• Given problem: Leave out the images; return the rest of the data exactly.

• Provided data:
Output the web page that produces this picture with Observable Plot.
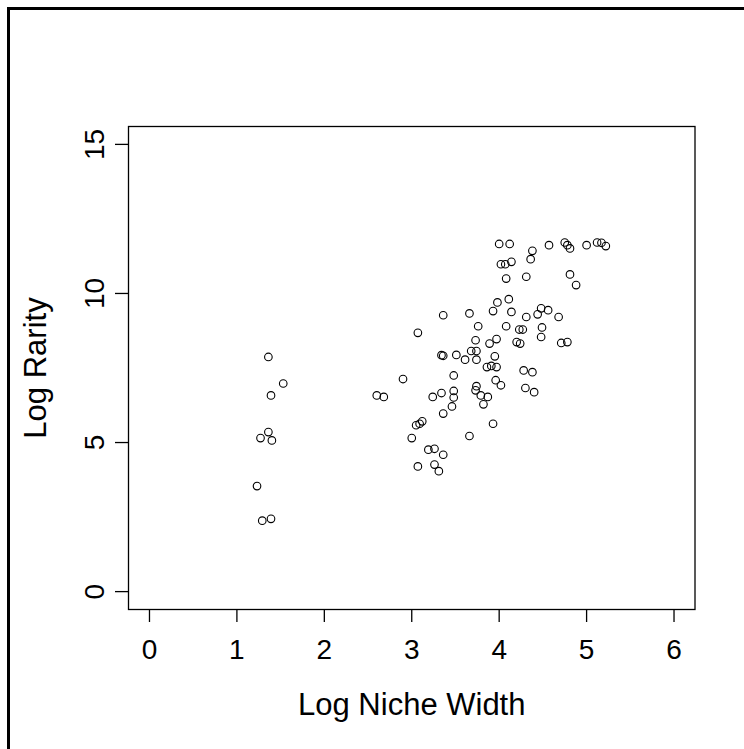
<!DOCTYPE html>
<html><head><meta charset="utf-8">
<script src="https://cdn.jsdelivr.net/npm/d3@7"></script>
<script src="https://cdn.jsdelivr.net/npm/@observablehq/plot@0.6"></script>
<style>
html,body{margin:0;padding:0;background:#fff;overflow:hidden;}
#wrap{position:relative;width:744px;height:749px;overflow:hidden;}
#border{position:absolute;left:7px;top:7px;width:800px;height:800px;border:3px solid #000;pointer-events:none;}
</style></head><body>
<div id="wrap"><div id="chart"></div><div id="border"></div></div>
<script>
const nicheWidth = [
  1.36,1.53,1.39,1.36,1.27,1.40,1.23,1.29,1.39,
  3.76,4.08,3.07,3.73,3.89,3.97,3.34,3.36,3.51,3.68,3.74,3.61,3.74,3.95,3.86,3.91,3.97,3.48,2.90,3.96,4.02,
  2.60,2.68,3.24,3.34,3.48,3.48,3.74,3.73,3.79,3.87,3.82,3.46,3.36,3.12,3.09,3.05,3.93,3.00,3.66,3.19,3.26,3.36,3.07,3.26,3.31,
  4.00,4.12,4.38,4.36,4.57,4.75,4.78,4.81,5.00,5.12,5.17,5.22,4.02,4.07,4.14,4.08,4.31,4.81,4.88,4.11,3.98,3.36,3.66,3.93,4.14,4.31,4.44,4.48,4.56,4.68,4.23,4.27,4.49,4.48,
  4.20,4.24,4.71,4.78,4.28,4.38,4.30,4.40
];
const rarity = [
  7.87,6.98,6.58,5.35,5.15,5.07,3.54,2.38,2.44,
  8.90,8.90,8.68,8.43,8.32,8.47,7.93,7.91,7.94,8.07,8.07,7.78,7.78,7.89,7.53,7.57,7.53,7.25,7.13,7.09,6.92,
  6.58,6.53,6.53,6.66,6.73,6.51,6.89,6.75,6.58,6.53,6.28,6.21,5.97,5.71,5.63,5.58,5.63,5.15,5.22,4.76,4.79,4.59,4.20,4.26,4.04,
  11.66,11.66,11.43,11.15,11.62,11.71,11.62,11.51,11.62,11.71,11.70,11.59,10.98,10.98,11.06,10.50,10.56,10.64,10.28,9.81,9.70,9.27,9.33,9.41,9.38,9.21,9.30,9.50,9.44,9.21,8.79,8.79,8.86,8.54,
  8.37,8.32,8.34,8.37,7.42,7.36,6.83,6.69
];
const xTicks = [0, 1, 2, 3, 4, 5, 6];
const yTicks = [0, 5, 10, 15];
const xLabel = "Log Niche Width";
const yLabel = "Log Rarity";

const data = nicheWidth.map((x, i) => ({x, y: rarity[i]}));

const chart = Plot.plot({
  width: 744,
  height: 749,
  marginLeft: 128,
  marginRight: 49.5,
  marginTop: 126,
  marginBottom: 140,
  style: {fontFamily: '"Liberation Sans", Arial, sans-serif', fontSize: "28px", color: "#000", background: "#fff"},
  x: {domain: [-0.24, 6.24]},
  y: {domain: [-0.6, 15.6]},
  marks: [
    Plot.frame({stroke: "#000", strokeWidth: 1.3}),
    Plot.axisX(xTicks, {tickSize: 13, tickPadding: 17, fontSize: 28, strokeWidth: 1.3, label: null}),
    Plot.axisY(yTicks, {tickSize: 13, tickFormat: () => "", strokeWidth: 1.3, label: null}),
    Plot.text(yTicks, {y: d => d, text: d => String(d), frameAnchor: "left", dx: -33, rotate: -90, textAnchor: "middle", lineAnchor: "middle", fontSize: 28, fill: "#000"}),
    Plot.text([xLabel], {x: 3, frameAnchor: "bottom", dy: 105, text: d => d, textAnchor: "middle", fontSize: 31, fill: "#000"}),
    Plot.text([yLabel], {y: 7.5, frameAnchor: "left", dx: -92, rotate: -90, text: d => d, textAnchor: "middle", lineAnchor: "middle", fontSize: 31, fill: "#000"}),
    Plot.dot(data, {x: "x", y: "y", r: 3.8, stroke: "#000", strokeWidth: 1.1, fill: "none"})
  ]
});
document.getElementById("chart").append(chart);
</script>
</body></html>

• Solution to the problem:
Output the web page that produces this picture with Observable Plot.
<!DOCTYPE html>
<html><head><meta charset="utf-8">
<script src="https://cdn.jsdelivr.net/npm/d3@7"></script>
<script src="https://cdn.jsdelivr.net/npm/@observablehq/plot@0.6"></script>
<style>
html,body{margin:0;padding:0;background:#fff;overflow:hidden;}
#wrap{position:relative;width:744px;height:749px;overflow:hidden;}
#border{position:absolute;left:7px;top:7px;width:800px;height:800px;border:3px solid #000;pointer-events:none;}
</style></head><body>
<div id="wrap"><div id="chart"></div><div id="border"></div></div>
<script>
const nicheWidth = [
  1.36,1.53,1.39,1.36,1.27,1.40,1.23,1.29,1.39,
  3.76,4.08,3.07,3.73,3.89,3.97,3.34,3.36,3.51,3.68,3.74,3.61,3.74,3.95,3.86,3.91,3.97,3.48,2.90,3.96,4.02,
  2.60,2.68,3.24,3.34,3.48,3.48,3.74,3.73,3.79,3.87,3.82,3.46,3.36,3.12,3.09,3.05,3.93,3.00,3.66,3.19,3.26,3.36,3.07,3.26,3.31,
  4.00,4.12,4.38,4.36,4.57,4.75,4.78,4.81,5.00,5.12,5.17,5.22,4.02,4.07,4.14,4.08,4.31,4.81,4.88,4.11,3.98,3.36,3.66,3.93,4.14,4.31,4.44,4.48,4.56,4.68,4.23,4.27,4.49,4.48,
  4.20,4.24,4.71,4.78,4.28,4.38,4.30,4.40
];
const rarity = [
  7.87,6.98,6.58,5.35,5.15,5.07,3.54,2.38,2.44,
  8.90,8.90,8.68,8.43,8.32,8.47,7.93,7.91,7.94,8.07,8.07,7.78,7.78,7.89,7.53,7.57,7.53,7.25,7.13,7.09,6.92,
  6.58,6.53,6.53,6.66,6.73,6.51,6.89,6.75,6.58,6.53,6.28,6.21,5.97,5.71,5.63,5.58,5.63,5.15,5.22,4.76,4.79,4.59,4.20,4.26,4.04,
  11.66,11.66,11.43,11.15,11.62,11.71,11.62,11.51,11.62,11.71,11.70,11.59,10.98,10.98,11.06,10.50,10.56,10.64,10.28,9.81,9.70,9.27,9.33,9.41,9.38,9.21,9.30,9.50,9.44,9.21,8.79,8.79,8.86,8.54,
  8.37,8.32,8.34,8.37,7.42,7.36,6.83,6.69
];
const xTicks = [0, 1, 2, 3, 4, 5, 6];
const yTicks = [0, 5, 10, 15];
const xLabel = "Log Niche Width";
const yLabel = "Log Rarity";

const data = nicheWidth.map((x, i) => ({x, y: rarity[i]}));

const chart = Plot.plot({
  width: 744,
  height: 749,
  marginLeft: 128,
  marginRight: 49.5,
  marginTop: 126,
  marginBottom: 140,
  style: {fontFamily: '"Liberation Sans", Arial, sans-serif', fontSize: "28px", color: "#000", background: "#fff"},
  x: {domain: [-0.24, 6.24]},
  y: {domain: [-0.6, 15.6]},
  marks: [
    Plot.frame({stroke: "#000", strokeWidth: 1.3}),
    Plot.axisX(xTicks, {tickSize: 13, tickPadding: 17, fontSize: 28, strokeWidth: 1.3, label: null}),
    Plot.axisY(yTicks, {tickSize: 13, tickFormat: () => "", strokeWidth: 1.3, label: null}),
    Plot.text(yTicks, {y: d => d, text: d => String(d), frameAnchor: "left", dx: -33, rotate: -90, textAnchor: "middle", lineAnchor: "middle", fontSize: 28, fill: "#000"}),
    Plot.text([xLabel], {x: 3, frameAnchor: "bottom", dy: 105, text: d => d, textAnchor: "middle", fontSize: 31, fill: "#000"}),
    Plot.text([yLabel], {y: 7.5, frameAnchor: "left", dx: -92, rotate: -90, text: d => d, textAnchor: "middle", lineAnchor: "middle", fontSize: 31, fill: "#000"}),
    Plot.dot(data, {x: "x", y: "y", r: 3.8, stroke: "#000", strokeWidth: 1.1, fill: "none"})
  ]
});
document.getElementById("chart").append(chart);
</script>
</body></html>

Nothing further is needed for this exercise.